## BEGIN

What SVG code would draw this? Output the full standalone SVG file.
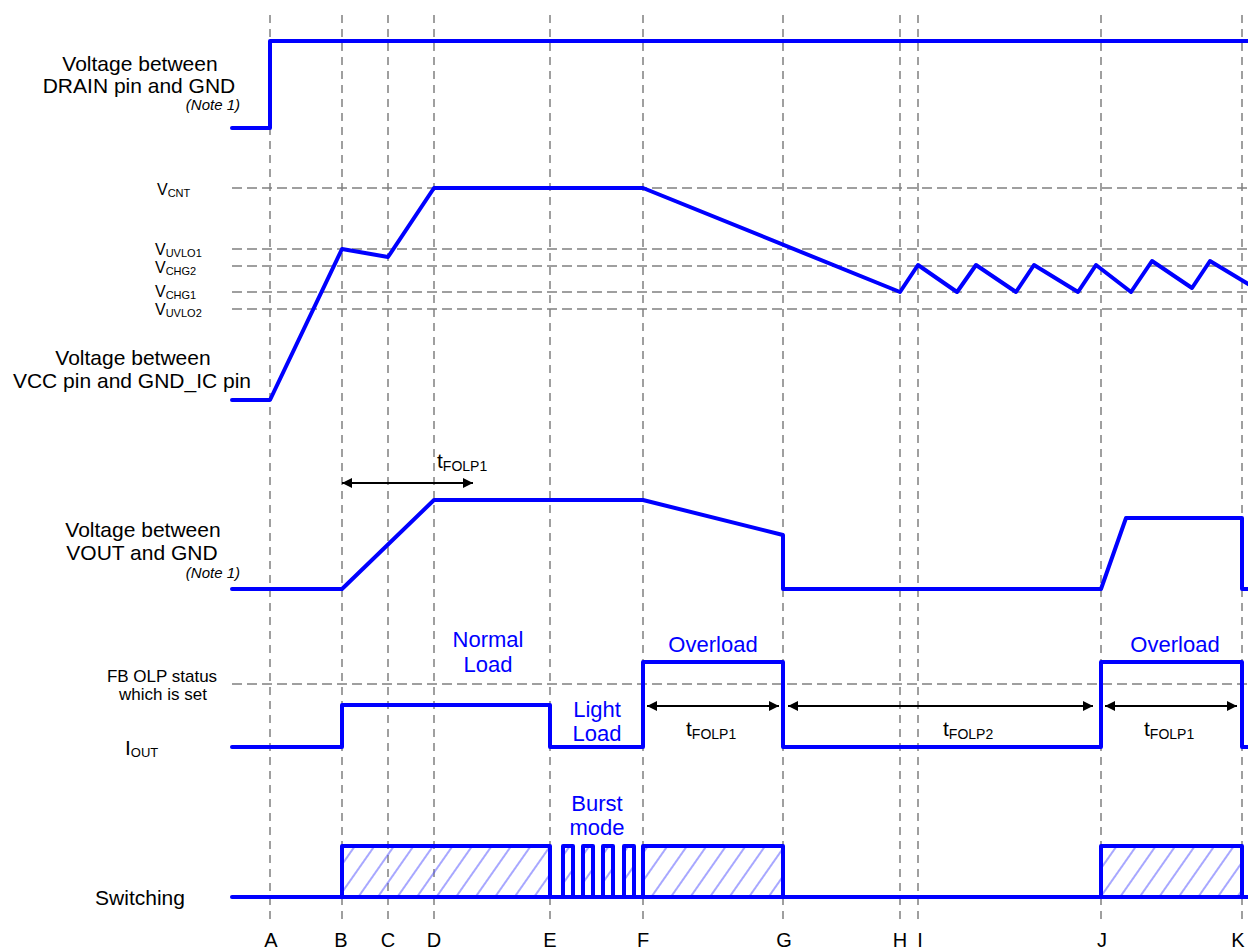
<svg xmlns="http://www.w3.org/2000/svg" width="1248" height="952" viewBox="0 0 1248 952">
<style>
.grid{stroke:#808080;stroke-width:1.5;fill:none}
.gv{stroke-dasharray:8 6}
.gh{stroke-dasharray:10 5}
.wave{stroke:#0000ff;stroke-width:4;fill:none;stroke-linejoin:round;stroke-linecap:round}
.hatch{stroke:#0000ff;stroke-width:4;fill:url(#hatch);stroke-linejoin:round}
.lbl{font-family:"Liberation Sans",Arial,sans-serif;font-size:21px;fill:#000}
.note{font-family:"Liberation Sans",Arial,sans-serif;font-size:15px;font-style:italic;fill:#000;text-anchor:end}
.vl{font-family:"Liberation Sans",Arial,sans-serif;font-size:16px;fill:#000}
.sub{font-size:11px}
.sub2{font-size:14px}
.blue{font-family:"Liberation Sans",Arial,sans-serif;font-size:22px;fill:#0000ff;text-anchor:middle}
.mid{text-anchor:middle}
.letter{font-family:"Liberation Sans",Arial,sans-serif;font-size:20px;fill:#000;text-anchor:middle}
.arr{stroke:#000;stroke-width:2;fill:none;marker-start:url(#ah);marker-end:url(#ah)}
</style>
<defs>
<pattern id="hatch" patternUnits="userSpaceOnUse" width="16" height="16" patternTransform="rotate(35)">
<line x1="8" y1="0" x2="8" y2="16" stroke="#5050ff" stroke-width="1"/>
</pattern>
<marker id="ah" viewBox="0 0 10 10" refX="10" refY="5" markerWidth="11" markerHeight="10" markerUnits="userSpaceOnUse" orient="auto-start-reverse">
<path d="M0,0 L10,5 L0,10 z" fill="#000"/>
</marker>
</defs>
<rect width="1248" height="952" fill="#fff"/>
<g id="grid">
<g class="grid gv">
<line x1="270" y1="15" x2="270" y2="925"/>
<line x1="342" y1="15" x2="342" y2="925"/>
<line x1="388" y1="15" x2="388" y2="925"/>
<line x1="434" y1="15" x2="434" y2="925"/>
<line x1="550" y1="15" x2="550" y2="925"/>
<line x1="643" y1="15" x2="643" y2="925"/>
<line x1="783" y1="15" x2="783" y2="925"/>
<line x1="900" y1="15" x2="900" y2="925"/>
<line x1="918" y1="15" x2="918" y2="925"/>
<line x1="1101" y1="15" x2="1101" y2="925"/>
<line x1="1242" y1="15" x2="1242" y2="925"/>
</g>
<g class="grid gh">
<line x1="232" y1="188" x2="1248" y2="188"/>
<line x1="232" y1="249" x2="1248" y2="249"/>
<line x1="232" y1="266" x2="1248" y2="266"/>
<line x1="232" y1="292" x2="1248" y2="292"/>
<line x1="232" y1="309" x2="1248" y2="309"/>
<line x1="232" y1="684" x2="1248" y2="684"/>
</g>
</g>
<g id="drain">
<text class="lbl mid" x="140" y="71">Voltage between</text>
<text class="lbl mid" x="139" y="93">DRAIN pin and GND</text>
<text class="note" x="240" y="110">(Note 1)</text>
<polyline class="wave" points="232,128 270,128 270,41 1250,41"/>
</g>
<g id="vcc">
<text class="vl" x="157" y="195">V<tspan class="sub" dy="2">CNT</tspan></text>
<text class="vl" x="155" y="255">V<tspan class="sub" dy="2">UVLO1</tspan></text>
<text class="vl" x="155" y="273">V<tspan class="sub" dy="2">CHG2</tspan></text>
<text class="vl" x="155" y="297">V<tspan class="sub" dy="2">CHG1</tspan></text>
<text class="vl" x="155" y="315">V<tspan class="sub" dy="2">UVLO2</tspan></text>
<text class="lbl mid" x="133" y="365">Voltage between</text>
<text class="lbl mid" x="132" y="388">VCC pin and GND_IC pin</text>
<polyline class="wave" points="232,400 270,400 342,249 388,257 434,188 643,188 900,292 918,265 957,292 976,265 1016,292 1034,265 1078,292 1096,265 1131,292 1152,261 1192,288 1210,261 1250,285"/>
</g>
<g id="vout">
<text class="lbl mid" x="143" y="537">Voltage between</text>
<text class="lbl mid" x="142" y="560">VOUT and GND</text>
<text class="note" x="240" y="578">(Note 1)</text>
<polyline class="wave" points="232,589 342,589 434,500 643,500 783,535 783,589 1101,589 1126,518 1242,518 1242,589 1250,589"/>
</g>
<g id="iout">
<text class="vl" x="162" y="682" style="font-size:17px;text-anchor:middle">FB OLP status</text>
<text class="vl" x="163" y="700" style="font-size:17px;text-anchor:middle">which is set</text>
<text class="lbl" x="125" y="755">I<tspan style="font-size:13px" dy="2">OUT</tspan></text>
<text class="blue" x="488" y="647">Normal</text>
<text class="blue" x="488" y="672">Load</text>
<text class="blue" x="597" y="717">Light</text>
<text class="blue" x="597" y="741">Load</text>
<text class="blue" x="713" y="652">Overload</text>
<text class="blue" x="1175" y="652">Overload</text>
<polyline class="wave" points="232,747 342,747 342,705 550,705 550,747 643,747 643,662 783,662 783,747 1101,747 1101,662 1242,662 1242,747 1250,747"/>
<text class="lbl" x="686" y="736">t<tspan class="sub2" dy="3">FOLP1</tspan></text>
<text class="lbl" x="943" y="736">t<tspan class="sub2" dy="3">FOLP2</tspan></text>
<text class="lbl" x="1144" y="736">t<tspan class="sub2" dy="3">FOLP1</tspan></text>
<text class="lbl" x="437" y="468">t<tspan class="sub2" dy="3">FOLP1</tspan></text>
</g>
<g id="switching">
<text class="lbl mid" x="140" y="905">Switching</text>
<text class="blue" x="597" y="811">Burst</text>
<text class="blue" x="597" y="835">mode</text>
<rect class="hatch" x="342" y="846" width="208" height="51"/>
<rect class="hatch" x="563" y="846" width="10" height="51"/>
<rect class="hatch" x="583" y="846" width="10" height="51"/>
<rect class="hatch" x="603" y="846" width="10" height="51"/>
<rect class="hatch" x="624" y="846" width="10" height="51"/>
<rect class="hatch" x="643" y="846" width="140" height="51"/>
<rect class="hatch" x="1101" y="846" width="141" height="51"/>
<line class="wave" x1="232" y1="897" x2="1250" y2="897"/>
</g>
<g id="connectors">
<line class="arr" x1="342" y1="483" x2="473" y2="483"/>
<line class="arr" x1="647" y1="706" x2="779" y2="706"/>
<line class="arr" x1="788" y1="706" x2="1093" y2="706"/>
<line class="arr" x1="1105" y1="706" x2="1237" y2="706"/>
</g>
<g id="letters">
<text class="letter" x="271" y="947">A</text>
<text class="letter" x="341" y="947">B</text>
<text class="letter" x="388" y="947">C</text>
<text class="letter" x="434" y="947">D</text>
<text class="letter" x="550" y="947">E</text>
<text class="letter" x="643" y="947">F</text>
<text class="letter" x="784" y="947">G</text>
<text class="letter" x="900" y="947">H</text>
<text class="letter" x="920" y="947">I</text>
<text class="letter" x="1102" y="947">J</text>
<text class="letter" x="1238" y="947">K</text>
</g>
</svg>
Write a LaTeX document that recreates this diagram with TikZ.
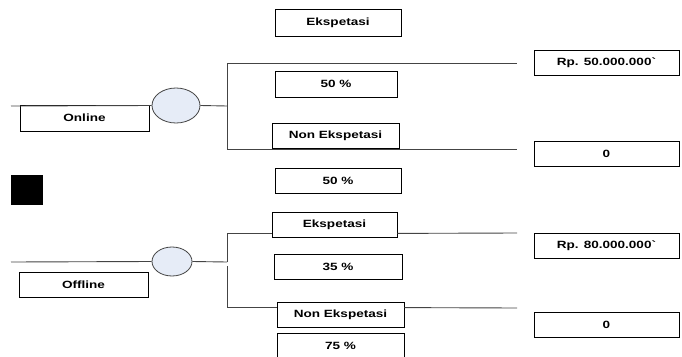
\documentclass[tikz,border=0pt]{standalone}
\usepackage{fontspec}
\usepackage{tikz}
\usetikzlibrary{shapes.geometric,calc}
\newfontfamily\boxfont[FakeStretch=1.29]{Liberation Sans}
\definecolor{chfill}{HTML}{E6ECF7}
\definecolor{wire}{HTML}{444444}
\tikzset{
  box/.style={draw, rectangle, line width=0.8pt, inner sep=0pt, minimum height=25pt,
    font=\boxfont\bfseries\fontsize{10.5}{12}\selectfont},
  mid/.style={box, minimum width=126pt},
  pay/.style={box, minimum width=145pt},
  lab/.style={box, minimum width=129pt},
  chance/.style={draw=wire, fill=chfill, ellipse, line width=0.8pt, inner sep=0pt},
  wr/.style={draw=wire, line width=0.9pt}
}

\begin{document}
\begin{tikzpicture}[x=1pt, y=-1pt]
\clip (0,0) rectangle (682,356);
% online branch
\node[mid, minimum height=27pt] (eksA) at (338,22.5) {Ekspetasi};
\node[mid, minimum width=122pt, minimum height=26pt] (pctA) at (336,84) {50 \%};
\node[mid, minimum width=127pt] (nonA) at (335.5,135.5) {Non Ekspetasi};
\node[mid] (pctB) at (338,180.5) {50 \%};
\node[pay] (rpA) at (606.5,62.5) {Rp. 50.000.000`};
\node[pay] (zeroA) at (606.5,153.5) {0};
\node[lab, minimum height=26pt] (online) at (84.5,118) {Online};
\node[chance, minimum width=48pt, minimum height=35pt] (circA) at (176,105.5) {};
\coordinate (inA) at (11,106);
\coordinate (jA) at (227,106);
\coordinate (upA) at (227,63);
\coordinate (dnA) at (227,149);
\coordinate (endA1) at (517,63);
\coordinate (endA2) at (517,149);
\draw[wr] (inA) -- (circA.west);
\draw[wr] (circA.east) -- (jA);
\draw[wr] (upA) -- (dnA);
\draw[wr] (upA) -- (endA1);
\draw[wr] (dnA) -- (endA2);

\fill (11,175) rectangle (43,205);

% offline branch
\node[mid, minimum width=125pt] (eksB) at (334.5,224.5) {Ekspetasi};
\node[mid, minimum width=128pt] (pctC) at (338,266.5) {35 \%};
\node[mid, minimum width=127pt] (nonB) at (340.5,314.5) {Non Ekspetasi};
\node[mid, minimum width=127pt, minimum height=26pt] (pctD) at (340.5,346) {75 \%};
\node[pay] (rpB) at (606.5,245.5) {Rp. 80.000.000`};
\node[pay] (zeroB) at (606.5,324.5) {0};
\node[lab] (offline) at (83.5,284.5) {Offline};
\node[chance, minimum width=40pt, minimum height=29pt] (circB) at (172,261.5) {};
\coordinate (inB) at (11,262);
\coordinate (jB) at (227,262);
\coordinate (jB2) at (227,266);
\coordinate (endB1) at (517,233);
\coordinate (endB2) at (517,308);
\draw[wr] (inB) -- (circB.west);
\draw[wr] (circB.east) -- (jB);
\draw[wr] (jB) |- ($(eksB.south west)+(0,-4)$);
\draw[wr] ($(eksB.south east)+(0,-4)$) -- (endB1);
\draw[wr] (jB2) |- ($(nonB.north west)+(0,6)$);
\draw[wr] ($(nonB.north east)+(0,6)$) -- (endB2);
\end{tikzpicture}
\end{document}
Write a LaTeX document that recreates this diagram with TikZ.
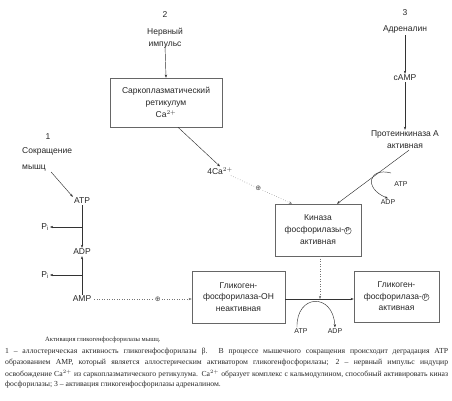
\documentclass[tikz,border=0pt]{standalone}
\usepackage{fontspec}
\setmainfont{Liberation Sans}
\newfontfamily\capfont{Liberation Serif}
\newfontfamily\symfont{DejaVu Sans}
\usetikzlibrary{arrows.meta}
\newcommand\myCircP{\tikz[baseline=(cp.base),x=1cm,y=1cm]\node[draw=black!80,line width=0.4pt,circle,minimum width=0pt,minimum height=0pt,inner sep=0.3pt,text=black!85,font=\fontsize{6.3}{6.3}\selectfont](cp){P};}
\newcommand\capline[1]{\makebox[443pt][s]{#1}}
\begin{document}
\begin{tikzpicture}[x=1pt,y=-1pt,
  font=\fontsize{8.5}{12}\selectfont,
  every node/.style={inner sep=1pt, text=black!85},
  box/.style={draw=black!60, line width=0.5pt, align=center, inner sep=2pt},
  arr/.style={draw=black!80, line width=0.45pt, -{Stealth[length=3.2pt,width=2.4pt]}},
  dotarr/.style={draw=black!55, line width=0.5pt, dotted, -{Stealth[length=3.2pt,width=2.4pt]}},
  plus/.style={fill=white, inner sep=0.5pt, font=\symfont\fontsize{7}{7}\selectfont, text=black!70},
  captext/.style={anchor=west, inner sep=0pt, font=\capfont\fontsize{7.7}{9}\selectfont}
]
\useasboundingbox (0,0) rectangle (452,400);

% --- 2: nerve impulse ---
\node (n2) at (165,15) {2};
\node[align=center] (nerv) at (165,38) {Нервный\\импульс};
\node[box, minimum width=112pt, minimum height=49pt, font=\fontsize{8.5}{12}\selectfont] (sr) at (166,102.5) {Саркоплазматический\\ретикулум\\Ca$^{2+}$};
\draw[arr] ([yshift=4pt]nerv.south) -- (sr.north);

% --- 1: muscle contraction ---
\node (n1) at (48,137) {1};
\node[align=left, anchor=north west, font=\fontsize{8.5}{16}\selectfont] (sok) at (21,146) {Сокращение\\мышц};
\node (atp) at (82,201) {ATP};
\node (adp) at (82,252) {ADP};
\node (amp) at (82,299) {AMP};
\node (pi1) at (45,227) {P\textsubscript{i}};
\node (pi2) at (45,275) {P\textsubscript{i}};
\coordinate (b1) at (82,227);
\coordinate (b2) at (82,275);
\draw[arr] ([xshift=4pt]sok.south) -- (atp.north west);
\draw[arr] (atp.south) -- (adp.north);
\draw[arr] (amp.north) -- (adp.south);
\draw[arr] (b1) -- (pi1.east);
\draw[arr] (b2) -- (pi2.east);

% --- boxes ---
\node[box, minimum width=93pt, minimum height=52pt, font=\fontsize{8.5}{11.5}\selectfont] (oh) at (238.5,297) {Гликоген-\\фосфорилаза-ОН\\неактивная};
\node[box, minimum width=85pt, minimum height=51pt, font=\fontsize{8.5}{11.5}\selectfont] (pb) at (396.5,296.5) {Гликоген-\\фосфорилаза-\myCircP\\активная};
\node[box, minimum width=86pt, minimum height=52pt, font=\fontsize{8.5}{12}\selectfont] (kin) at (318,230) {Киназа\\фосфорилазы-\myCircP\\активная};

\coordinate (ampE) at ([xshift=2pt]amp.east);
\coordinate (ohW) at (oh.west |- ampE);
\draw[dotarr] (ampE) -- node[plus, pos=0.65] {⊕} (ohW);
\coordinate (ohE) at (oh.east |- ampE);
\coordinate (pbW) at (pb.west |- ampE);
\draw[arr] (ohE) -- (pbW);
\coordinate (m) at (320,299);
\draw[dotarr] (m |- kin.south) -- (m);
\node (atpb) at (301,331) {\fontsize{7}{7}\selectfont ATP};
\node (adpb) at (335,331) {\fontsize{7}{7}\selectfont ADP};
\draw[arr] ([xshift=-4pt]atpb.north) .. controls (296,294) and (333,292) .. (adpb.north);

% --- Ca ---
\node (ca) at (220,171) {4Ca$^{2+}$};
\draw[arr] ([xshift=12pt]sr.south) -- (ca.north);
\draw[dotarr] ([xshift=-3pt]ca.south east) -- node[plus, pos=0.45] {⊕} ([xshift=-26pt]kin.north);

% --- 3: adrenaline ---
\node (n3) at (405,13) {3};
\node (adr) at (405,29) {Адреналин};
\node (camp) at (405,78) {cAMP};
\node[align=center, font=\fontsize{8.5}{12}\selectfont] (pka) at (405,140) {Протеинкиназа А\\активная};
\draw[arr] ([yshift=-1pt]adr.south) -- (camp.north);
\draw[arr] (camp.south) -- (pka.north);
\draw[arr] ([xshift=4pt]pka.south) -- ([xshift=19pt]kin.north);
\node (atpt) at (401,184) {\fontsize{7}{7}\selectfont ATP};
\node (adpt) at (388,202) {\fontsize{7}{7}\selectfont ADP};
\coordinate (hs) at (391,173);
\draw[arr] (hs) .. controls (369,167) and (363,188) .. (adpt.north);

% --- caption ---
\node[captext, font=\capfont\fontsize{6.6}{9}\selectfont] (c0) at (45,340) {Активация гликогенфосфорилазы мышц.};
\node[captext] (c1) at (5,352) {\capline{1 – аллостерическая активность гликогенфосфорилазы β. В процессе мышечного сокращения происходит деградация АТР}};
\node[captext] (c2) at (5,363) {\capline{образованием АМР, который является аллостерическим активатором гликогенфосфорилазы; 2 – нервный импульс индуцир}};
\node[captext] (c3) at (5,374) {\capline{освобождение Ca$^{2+}$ из саркоплазматического ретикулума. Ca$^{2+}$ образует комплекс с кальмодулином, способный активировать киназ}};
\node[captext] (c4) at (5,385) {фосфорилазы; 3 – активация гликогенфосфорилазы адреналином.};
\end{tikzpicture}
\end{document}
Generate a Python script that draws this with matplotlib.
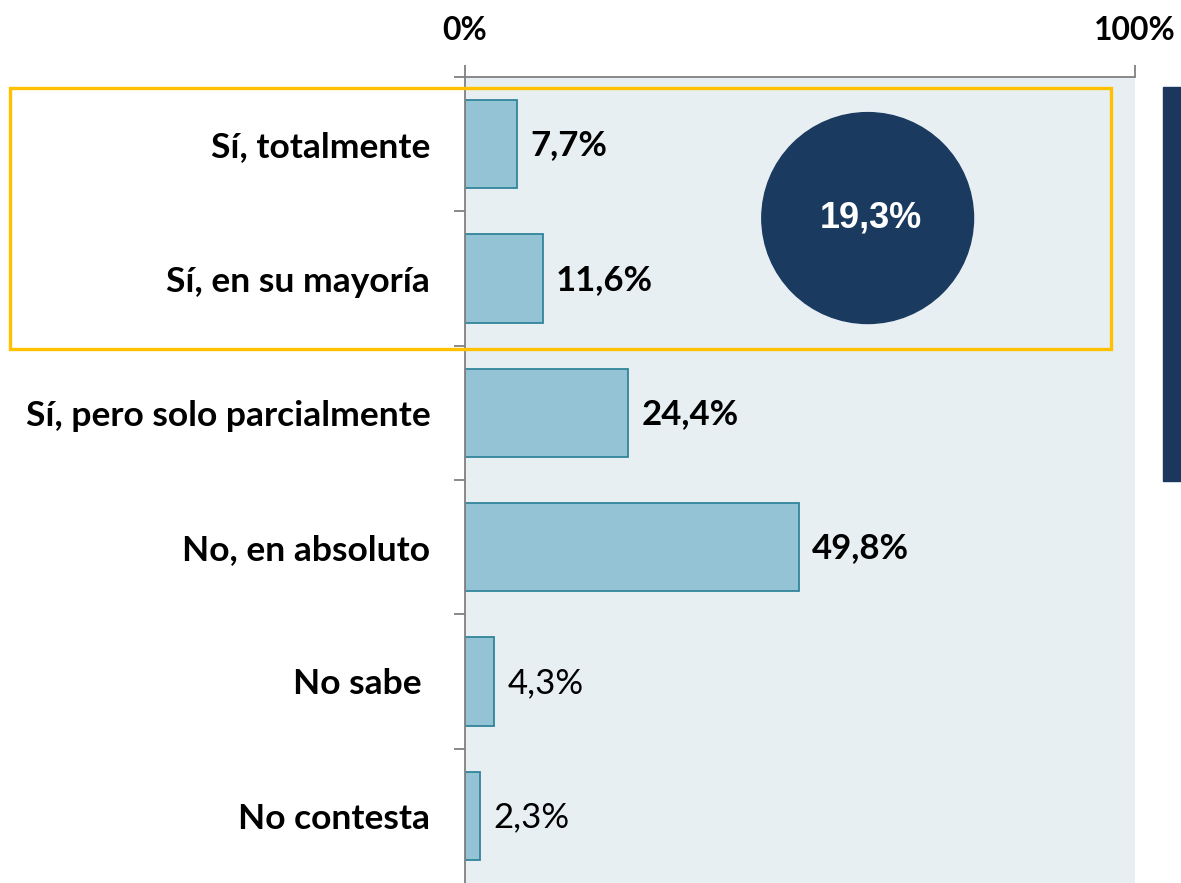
import matplotlib.pyplot as plt
from matplotlib.patches import Rectangle, Ellipse

# Survey answers and shares (%)
categories = ['Sí, totalmente', 'Sí, en su mayoría', 'Sí, pero solo parcialmente',
              'No, en absoluto', 'No sabe ', 'No contesta']
values = [7.7, 11.6, 24.4, 49.8, 4.3, 2.3]
value_labels = ['7,7%', '11,6%', '24,4%', '49,8%', '4,3%', '2,3%']
bold_value = [True, True, True, True, False, False]
total_yes = 19.3
total_label = '19,3%'

W, H = 1181, 883
fig = plt.figure(figsize=(W / 100, H / 100), dpi=100)
plt.rcParams['font.family'] = ['Lato', 'DejaVu Sans']

ax = fig.add_axes([465 / W, 0, 670 / W, (H - 77) / H])
ax.set_facecolor('#E7EFF3')

y = range(len(categories))
ax.barh(y, values, height=0.66, color='#93C3D5', edgecolor='#31849B', linewidth=1.3)

for i, (v, lab) in enumerate(zip(values, value_labels)):
    ax.text(v + 2.0, i + 0.01, lab, va='center', ha='left', fontsize=25,
            fontweight='bold' if bold_value[i] else 'normal', color='black')

ax.set_xlim(0, 100)
ax.set_ylim(len(categories) - 0.5, -0.5)

# x axis on top
ax.xaxis.tick_top()
ax.set_xticks([0, 100])
ax.set_xticklabels(['0%', '100%'], fontsize=23, fontweight='bold')
ax.tick_params(axis='x', direction='out', length=9, width=1.3, color='#808080', pad=14)

# y axis: category labels, ticks between categories
ax.set_yticks(list(y))
ax.set_yticklabels(categories, fontsize=25.5, fontweight='bold')
ax.tick_params(axis='y', which='major', length=0, pad=25)
ax.set_yticks([i - 0.5 for i in range(len(categories))], minor=True)
ax.tick_params(axis='y', which='minor', direction='out', length=8, width=1.3, color='#808080')

for s in ['right', 'bottom']:
    ax.spines[s].set_visible(False)
for s in ['top', 'left']:
    ax.spines[s].set_color('#808080')
    ax.spines[s].set_linewidth(1.3)

# circle with combined "yes" share
ax.add_patch(Ellipse((60.1, 0.55), 31.6, 1.57, color='#1B3A60', zorder=3))
ax.text(60.6, 0.55, total_label, ha='center', va='center', color='white',
        fontsize=26, fontweight='bold', family='Liberation Sans', zorder=4)

# yellow highlight box around the first two answers
fig.patches.append(Rectangle((10 / W, 1 - 349 / H), (1111 - 10) / W, (349 - 88) / H,
                             transform=fig.transFigure, fill=False,
                             edgecolor='#FFC000', linewidth=2.4, zorder=5))
# dark bar on the right edge
fig.patches.append(Rectangle((1163 / W, 1 - 481 / H), 20 / W, (481 - 87) / H,
                             transform=fig.transFigure, color='#1B375E', zorder=5))

fig.savefig('out.png', dpi=100)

## END

# What is asked
In the material above, find the lines that contain "this" and show them.

# Answer to the task
What SVG code would draw this? Output the full standalone SVG file.
Write a LaTeX document that recreates this diagram with TikZ.
Write a LaTeX document that recreates this diagram with TikZ.
Generate a Python script that draws this with matplotlib.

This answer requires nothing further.